A l’opposé, il y a des riches à milliards dont le jeu favori est d’ignorer s’ils ne les envoient pas promener les parents et voisins dans le besoin avant d’aller distribuer leur argent dans les ‘’xaware’’ (réceptions mondaines). Paradoxalement, Satan, pour vous perdre, se fait payer cash là où l’accès à Dieu est gratuit, a soutenu à l’occasion du Gamou un marabout expliquant que s’il n’y a rien à débourser pour suivre un chant religieux il en est autrement pour une soirée de gala où on paie d’abord avant d’entrer, puis on distribue forces billets de banque à la flopée de griots chantant vos louanges.
Moult formules pertinentes du genre de celle sur laquelle doit être bâtie la coexistence pacifique des Sénégalais ont été tirées des enseignements du Prophète et servies à la foule des fidèles à qui on ne demande pas (c’est impossible !) d’être comme dit le chanteur ‘’Sang ba ca Médina’’, mais de se donner le défi d’imiter certaines de ses qualités. Ne serait-ce qu’une once d’entre elles. En procédant de la sorte à l’issue de chaque Gamou et Magal, on pourra enfin se prévaloir d’être un bon musulman.

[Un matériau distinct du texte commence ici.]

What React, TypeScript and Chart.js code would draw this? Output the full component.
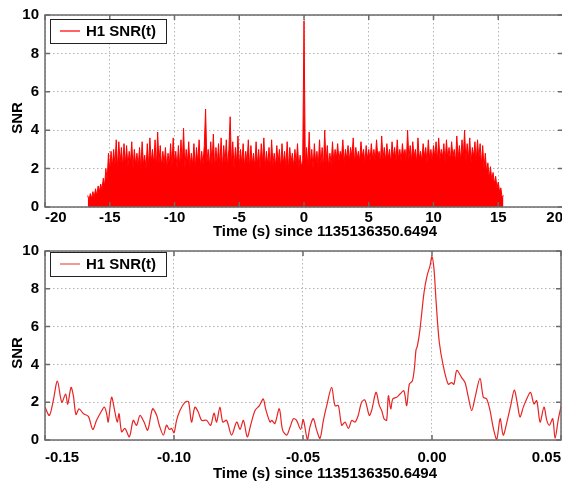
import React, { useEffect, useRef } from "react";
import { Chart, registerables } from "chart.js";

Chart.register(...registerables);

// ---------------- data ----------------
const legendLabel = "H1 SNR(t)";
const xTitle = "Time (s) since 1135136350.6494";
const yTitle = "SNR";

const yTicks = [0, 2, 4, 6, 8, 10];
const topXTicks = [-20, -15, -10, -5, 0, 5, 10, 15, 20];
const bottomXTicks = [-0.15, -0.1, -0.05, 0, 0.05];

// top panel: SNR time series, one value every 0.1 s starting at -16.7 s
const topStart = -16.7;
const topStep = 0.1;
const topSnr = [
  0.6, 0.35, 0.7, 0.45, 0.8, 0.5, 0.95, 0.6, 1.1, 0.8,
  1.2, 0.9, 1.5, 1.1, 2.0, 1.4, 2.8, 1.9, 2.9, 2.1,
  3.0, 2.2, 3.5, 2.0, 3.4, 2.3, 3.1, 2.1, 3.3, 2.2,
  3.2, 2.1, 2.9, 2.3, 3.4, 2.0, 3.0, 2.2, 2.8, 2.1,
  3.1, 2.0, 3.4, 2.2, 2.7, 2.0, 3.3, 2.1, 3.6, 2.3,
  3.0, 2.2, 3.5, 2.0, 3.9, 2.3, 3.2, 2.1, 2.9, 2.2,
  3.1, 2.0, 2.8, 2.2, 3.3, 2.1, 3.6, 2.3, 2.9, 2.0,
  3.2, 2.1, 3.5, 2.2, 4.1, 2.0, 3.0, 2.3, 3.4, 2.1,
  2.8, 2.2, 3.3, 2.0, 3.1, 2.3, 3.5, 2.1, 2.9, 2.2,
  3.2, 5.1, 2.3, 3.0, 2.1, 3.4, 2.2, 3.8, 2.0, 3.1,
  2.2, 3.3, 2.1, 3.6, 2.0, 3.2, 2.3, 3.5, 2.1, 3.0,
  4.7, 2.2, 3.4, 2.0, 3.1, 2.3, 3.7, 2.1, 3.0, 2.2,
  3.3, 2.1, 2.9, 2.3, 3.5, 2.0, 3.2, 2.2, 2.8, 2.1,
  3.4, 2.2, 3.0, 2.0, 3.3, 2.3, 3.6, 2.1, 2.9, 2.2,
  3.1, 2.0, 3.5, 2.2, 2.8, 2.1, 3.2, 2.3, 3.0, 2.0,
  3.3, 2.2, 2.9, 2.1, 3.4, 2.0, 3.1, 2.3, 2.8, 2.1,
  3.0, 2.2, 3.3, 2.0, 2.7, 2.1, 2.4, 9.7, 2.3, 3.1,
  2.1, 3.9, 2.2, 3.0, 2.0, 3.3, 2.3, 2.9, 2.1, 3.5,
  2.2, 3.1, 2.0, 4.0, 2.3, 3.2, 2.1, 2.8, 2.2, 3.4,
  2.3, 3.0, 2.5, 3.3, 2.4, 2.9, 2.6, 3.5, 2.3, 3.0,
  2.5, 3.2, 2.4, 3.1, 2.6, 3.6, 2.3, 3.1, 2.5, 2.9,
  2.4, 3.4, 2.6, 3.0, 2.3, 3.2, 2.5, 3.0, 2.4, 3.3,
  2.5, 3.0, 2.4, 3.5, 2.6, 2.9, 2.3, 3.7, 2.5, 3.1,
  2.4, 3.3, 2.5, 3.0, 2.3, 3.4, 2.6, 3.1, 2.4, 3.5,
  2.5, 3.0, 2.4, 3.3, 2.6, 3.0, 2.3, 4.0, 2.5, 3.2,
  2.4, 3.4, 2.6, 3.0, 2.3, 3.6, 2.5, 2.9, 2.4, 3.3,
  2.6, 3.1, 2.3, 3.5, 2.5, 3.0, 2.4, 3.2, 2.6, 3.4,
  2.4, 3.6, 2.5, 3.0, 2.6, 3.3, 2.3, 3.5, 2.5, 3.1,
  2.4, 3.4, 2.6, 3.0, 2.3, 3.7, 2.5, 3.2, 2.4, 3.5,
  2.6, 4.0, 2.4, 3.3, 2.5, 3.6, 2.3, 3.1, 2.6, 3.4,
  2.4, 3.5, 2.5, 3.3, 2.2, 3.2, 2.0, 2.8, 1.8, 2.3,
  1.5, 2.1, 1.4, 1.8, 1.2, 1.6, 1.0, 1.3, 0.8, 1.0,
  0.5, 0.6,
];

// bottom panel: zoom around the peak
const bottomTimes = [
  -0.15, -0.1483, -0.1468, -0.1452, -0.1435, -0.142, -0.1412, -0.1399, -0.139, -0.138,
  -0.1368, -0.1351, -0.1332, -0.1315, -0.13, -0.1283, -0.127, -0.1261, -0.1255, -0.1242,
  -0.1229, -0.122, -0.1213, -0.1203, -0.119, -0.1173, -0.1158, -0.1145, -0.1132, -0.1116,
  -0.1102, -0.1083, -0.1067, -0.1057, -0.1041, -0.1029, -0.1018, -0.1009, -0.1, -0.099,
  -0.0977, -0.0957, -0.0944, -0.0932, -0.0919, -0.0906, -0.0893, -0.0874, -0.0858, -0.0845,
  -0.0835, -0.0822, -0.0811, -0.0796, -0.0777, -0.0757, -0.0744, -0.0731, -0.0716, -0.0703,
  -0.0686, -0.0669, -0.0654, -0.0645, -0.0628, -0.0621, -0.0609, -0.0592, -0.0579, -0.0563,
  -0.055, -0.0537, -0.0525, -0.0509, -0.0499, -0.0483, -0.0473, -0.046, -0.0447, -0.0434,
  -0.0421, -0.0408, -0.0389, -0.0376, -0.0363, -0.035, -0.0337, -0.0324, -0.0311, -0.0298,
  -0.0286, -0.0273, -0.026, -0.0243, -0.0234, -0.0217, -0.0204, -0.0195, -0.0186, -0.0176,
  -0.0169, -0.016, -0.0152, -0.0137, -0.0124, -0.0109, -0.0098, -0.0088, -0.0076, -0.0068,
  -0.0062, -0.0057, -0.0047, -0.0031, -0.0019, -0.0008, 0.0, 0.0008, 0.0016, 0.0028,
  0.0044, 0.0063, 0.0076, 0.0085, 0.0096, 0.0115, 0.0128, 0.0141, 0.0154, 0.0167,
  0.0186, 0.0199, 0.0212, 0.0225, 0.0238, 0.0251, 0.0264, 0.0276, 0.0289, 0.0305,
  0.0319, 0.0331, 0.0341, 0.0354, 0.0367, 0.0382, 0.0395, 0.0406, 0.0419, 0.0434,
  0.0445, 0.0455, 0.0468, 0.0477, 0.049, 0.0504,
];
const bottomSnr = [
  1.74, 1.3, 2.08, 3.12, 2.0, 2.43, 1.9, 2.78, 2.34, 1.35,
  1.65, 1.39, 1.25, 0.56, 1.04, 1.48, 1.74, 1.39, 0.95, 2.26,
  1.48, 0.95, 1.39, 0.43, 0.61, 0.17, 1.04, 0.78, 1.3, 0.95,
  0.52, 1.65, 1.3, 0.78, 0.26, 0.78, 0.56, 0.61, 0.38, 1.04,
  1.56, 2.0, 2.03, 0.95, 1.74, 1.48, 1.04, 1.04, 0.78, 1.42,
  0.95, 1.74, 0.95, 1.04, 0.26, 0.95, 0.56, 1.04, 0.17, 0.78,
  1.56, 1.82, 2.17, 1.65, 0.95, 1.04, 0.87, 1.65, 0.52, 0.26,
  0.69, 1.13, 1.04, 0.56, 1.08, 0.03, 0.69, 1.13, 0.52, 0.09,
  1.04, 1.82, 2.78, 1.82, 1.82, 0.78, 0.95, 0.61, 1.04, 0.95,
  1.3, 2.0, 2.12, 1.3, 1.56, 2.52, 1.82, 1.56, 1.13, 1.04,
  2.34, 1.65, 2.17, 2.26, 2.43, 2.6, 1.82, 2.95, 3.13, 3.82,
  4.77, 4.95, 5.8, 7.8, 8.7, 9.2, 9.7, 9.0, 7.3, 5.2,
  3.9, 2.95, 3.04, 2.95, 3.68, 3.3, 3.04, 2.26, 1.56, 2.26,
  3.26, 2.26, 2.17, 1.56, 0.61, 0.03, 1.13, 0.26, 0.87, 1.82,
  2.64, 1.91, 1.22, 1.74, 2.17, 2.52, 1.91, 2.08, 0.95, 1.74,
  1.04, 0.78, 1.13, 0.09, 1.13, 2.0,
];

// ---------------- styling ----------------
const FONT = '"Liberation Sans", Arial, Helvetica, sans-serif';
const FRAME = "#6b6b6b";
const GRID = "#b4b4b4";

type PanelCfg = {
  legendTop: number;
  xTitleY: number;
  xTitleX: number;
  yTitleY: number;
  lineColor: string;
  lineWidth: number;
};

function overlayPlugin(cfg: PanelCfg) {
  return {
    id: "overlay",
    afterDraw(chart: any) {
      const { ctx, chartArea: a, scales } = chart;
      const xs = scales.x;
      const ys = scales.y;
      ctx.save();
      // frame + inward ticks
      ctx.strokeStyle = FRAME;
      ctx.lineWidth = 1.5;
      ctx.beginPath();
      xs.ticks.forEach((t: any) => {
        const px = xs.getPixelForValue(t.value);
        ctx.moveTo(px, a.bottom);
        ctx.lineTo(px, a.bottom - 5);
        ctx.moveTo(px, a.top);
        ctx.lineTo(px, a.top + 5);
      });
      ys.ticks.forEach((t: any) => {
        const py = ys.getPixelForValue(t.value);
        ctx.moveTo(a.left, py);
        ctx.lineTo(a.left + 5, py);
        ctx.moveTo(a.right, py);
        ctx.lineTo(a.right - 5, py);
      });
      ctx.stroke();
      ctx.strokeRect(a.left, a.top, a.right - a.left, a.bottom - a.top);

      // legend box
      const lx = 50.5;
      const ly = cfg.legendTop + 0.5;
      ctx.fillStyle = "#ffffff";
      ctx.fillRect(lx, ly, 116, 24);
      ctx.strokeStyle = "#222";
      ctx.lineWidth = 1;
      ctx.strokeRect(lx, ly, 116, 24);
      ctx.beginPath();
      ctx.strokeStyle = cfg.lineColor;
      ctx.lineWidth = cfg.lineWidth;
      ctx.moveTo(60, ly + 11.5);
      ctx.lineTo(80, ly + 11.5);
      ctx.stroke();
      ctx.fillStyle = "#000";
      ctx.font = `bold 15px ${FONT}`;
      ctx.textAlign = "left";
      ctx.textBaseline = "middle";
      ctx.fillText(legendLabel, 86, ly + 12.5);

      // axis titles
      ctx.textAlign = "center";
      ctx.fillText(xTitle, cfg.xTitleX, cfg.xTitleY);
      ctx.translate(18, cfg.yTitleY);
      ctx.rotate(-Math.PI / 2);
      ctx.fillText(yTitle, 0, 0);
      ctx.restore();
    },
  };
}

function baseOptions(p: {
  xMin: number;
  xMax: number;
  xTickValues: number[];
  fmt: (v: number) => string;
  padTop: number;
  padRight: number;
  xAxisH: number;
  xLabelPad: number;
}) {
  const tickFont = { family: FONT, size: 15, weight: "bold" as const };
  return {
    responsive: false,
    animation: false as const,
    events: [],
    layout: { padding: { top: p.padTop, right: p.padRight, left: 0, bottom: 0 } },
    plugins: { legend: { display: false }, tooltip: { enabled: false } },
    scales: {
      x: {
        type: "linear" as const,
        min: p.xMin,
        max: p.xMax,
        afterBuildTicks: (scale: any) => {
          scale.ticks = p.xTickValues.map((v) => ({ value: v }));
        },
        afterFit: (scale: any) => {
          scale.height = p.xAxisH;
        },
        ticks: {
          autoSkip: false,
          maxRotation: 0,
          align: "inner" as const,
          padding: p.xLabelPad,
          color: "#000",
          font: tickFont,
          callback: (v: any) => p.fmt(Number(v)),
        },
        grid: { color: GRID, lineWidth: 1, drawTicks: false },
        border: { display: false, dash: [1.5, 2.5] },
      },
      y: {
        type: "linear" as const,
        min: 0,
        max: 10,
        afterBuildTicks: (scale: any) => {
          scale.ticks = yTicks.map((v) => ({ value: v }));
        },
        afterFit: (scale: any) => {
          scale.width = 45;
        },
        ticks: {
          padding: 6,
          color: "#000",
          font: tickFont,
          callback: (v: any) => String(v),
        },
        grid: { color: GRID, lineWidth: 1, drawTicks: false },
        border: { display: false, dash: [1.5, 2.5] },
      },
    },
  };
}

export default function App() {
  const topRef = useRef<HTMLCanvasElement>(null);
  const botRef = useRef<HTMLCanvasElement>(null);

  useEffect(() => {
    const topPoints = topSnr.map((v, i) => ({
      x: Math.round((topStart + i * topStep) * 100) / 100,
      y: v,
    }));
    const botPoints = bottomSnr.map((v, i) => ({ x: bottomTimes[i], y: v }));

    const topChart = new Chart(topRef.current as HTMLCanvasElement, {
      type: "line",
      data: {
        datasets: [
          {
            label: legendLabel,
            data: topPoints,
            borderColor: "#ff0000",
            backgroundColor: "#ff0000",
            borderWidth: 1,
            fill: "origin",
            pointRadius: 0,
            tension: 0,
          },
        ],
      },
      options: baseOptions({
        xMin: -20,
        xMax: 20,
        xTickValues: topXTicks,
        fmt: (v) => String(v),
        padTop: 13,
        padRight: 37,
        xAxisH: 38,
        xLabelPad: 2,
      }) as any,
      plugins: [
        overlayPlugin({ legendTop: 19, xTitleY: 232, xTitleX: 325, yTitleY: 118, lineColor: "#ff2020", lineWidth: 1.4 }),
      ],
    });

    const botChart = new Chart(botRef.current as HTMLCanvasElement, {
      type: "line",
      data: {
        datasets: [
          {
            label: legendLabel,
            data: botPoints,
            borderColor: "rgb(232, 36, 36)",
            backgroundColor: "rgb(232, 36, 36)",
            borderWidth: 1.2,
            fill: false,
            pointRadius: 0,
            tension: 0.3,
          },
        ],
      },
      options: baseOptions({
        xMin: -0.15,
        xMax: 0.05,
        xTickValues: bottomXTicks,
        fmt: (v) => (Math.abs(v) < 1e-9 ? "0.00" : v.toFixed(2)),
        padTop: 12,
        padRight: 39,
        xAxisH: 41,
        xLabelPad: 9,
      }) as any,
      plugins: [
        overlayPlugin({ legendTop: 16, xTitleY: 238, xTitleX: 325, yTitleY: 117, lineColor: "rgb(235, 110, 110)", lineWidth: 1.4 }),
      ],
    });

    return () => {
      topChart.destroy();
      botChart.destroy();
    };
  }, []);

  return (
    <div
      style={{
        position: "fixed",
        left: 0,
        top: 0,
        width: 562,
        height: 481,
        overflow: "hidden",
        background: "#ffffff",
      }}
    >
      <canvas
        ref={topRef}
        width={600}
        height={245}
        style={{ position: "absolute", left: 0, top: 0, width: 600, height: 245 }}
      />
      <canvas
        ref={botRef}
        width={600}
        height={245}
        style={{ position: "absolute", left: 0, top: 236, width: 600, height: 245 }}
      />
    </div>
  );
}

Toute autre attitude renvoie à celle de fêtards s’étant trompés de destination, à défaut de faire penser à cet impénitent ‘’kaccor’’ (noceur). De retour à la Mecque, le bonhomme s’est empressé de reprendre sa vie mouvementée et, aux conseils de retenue de son entourage scandalisé, il a rétorqué : ‘’Vous savez, je rentre du pèlerinage lavé de tout +bakar+ (pêché). Donc je peux replonger. Et l’année prochaine, je retournerai à la Mecque pour me faire pardonner de nouveau. +Yalla soxorul+ (Dieu n’est pas méchant)’’.